- Original film poster
- Directed by: Jean Negulesco
- Written by: Karl Tunberg
- Based on: The Blessing 1951 novel by Nancy Mitford
- Produced by: Karl Tunberg
- Starring: Deborah Kerr Rossano Brazzi Maurice Chevalier
- Cinematography: George J. Folsey Milton R. Krasner
- Edited by: Harold F. Kress
- Music by: Franz Waxman
- Distributed by: Metro-Goldwyn-Mayer
- Release date: April 23, 1959 (US);
- Running time: 102 minutes
- Country: United States
- Language: English
- Budget: $2,311,000
- Box office: $1,710,000

= Count Your Blessings (1959 film) =

1959 film by Jean Negulesco

Count Your Blessings is a 1959 American romantic comedy drama film released by Metro-Goldwyn-Mayer. It was directed by Jean Negulesco, written and produced by Karl Tunberg, based on the 1951 novel The Blessing by Nancy Mitford. The music score was by Franz Waxman and the cinematography by George J. Folsey and Milton R. Krasner. The costume design was by Helen Rose.
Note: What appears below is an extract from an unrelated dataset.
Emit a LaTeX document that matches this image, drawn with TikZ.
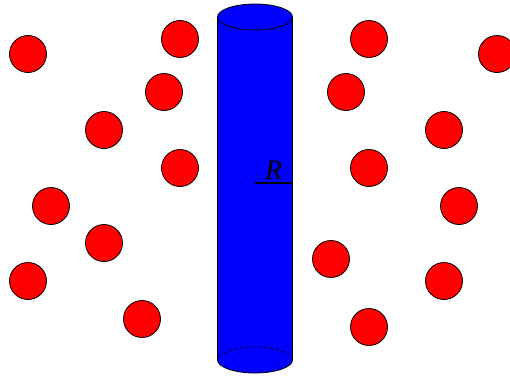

The film stars Deborah Kerr, Rossano Brazzi and Maurice Chevalier.

The film was shot in London and Paris.

==Plot==
While visiting Grace Allingham in wartime London at the behest of Hugh "Hughie" Palgrave, his friend, Charles is charmed by her and abruptly proposes marriage. They marry, but before their honeymoon, Charles reports back for military duty.

He reportedly is shot and taken prisoner. Grace waits for his return while raising their young son, Sigismond "Sigi". Charles returns after nine years, but over time, Grace comes to learn that during his long absence he has been seeing other women. She turns for comfort to her old love, Hughie.

A divorce seems imminent, while eight year-old Sigi is torn between the two parents and their very different ways of life. Because of their commitment to him, Grace and Charles ultimately reconcile.

==Cast==
- Deborah Kerr as Grace Allingham
- Rossano Brazzi as Charles Edouard de Valhubert
- Maurice Chevalier as Duc de St. Cloud
- Martin Stephens as Sigismond
- Tom Helmore as Hugh Palgrave
- Ronald Squire as Sir Conrad Allingham
- Patricia Medina as Albertine
- Mona Washbourne as Nanny
- Steven Geray as Guide
- Lumsden Hare as John
- Kim Parker as Secretary

==Box office==
According to MGM records the film earned $810,000 in the US and Canada and $900,000 elsewhere resulting in a loss of $1,688,000.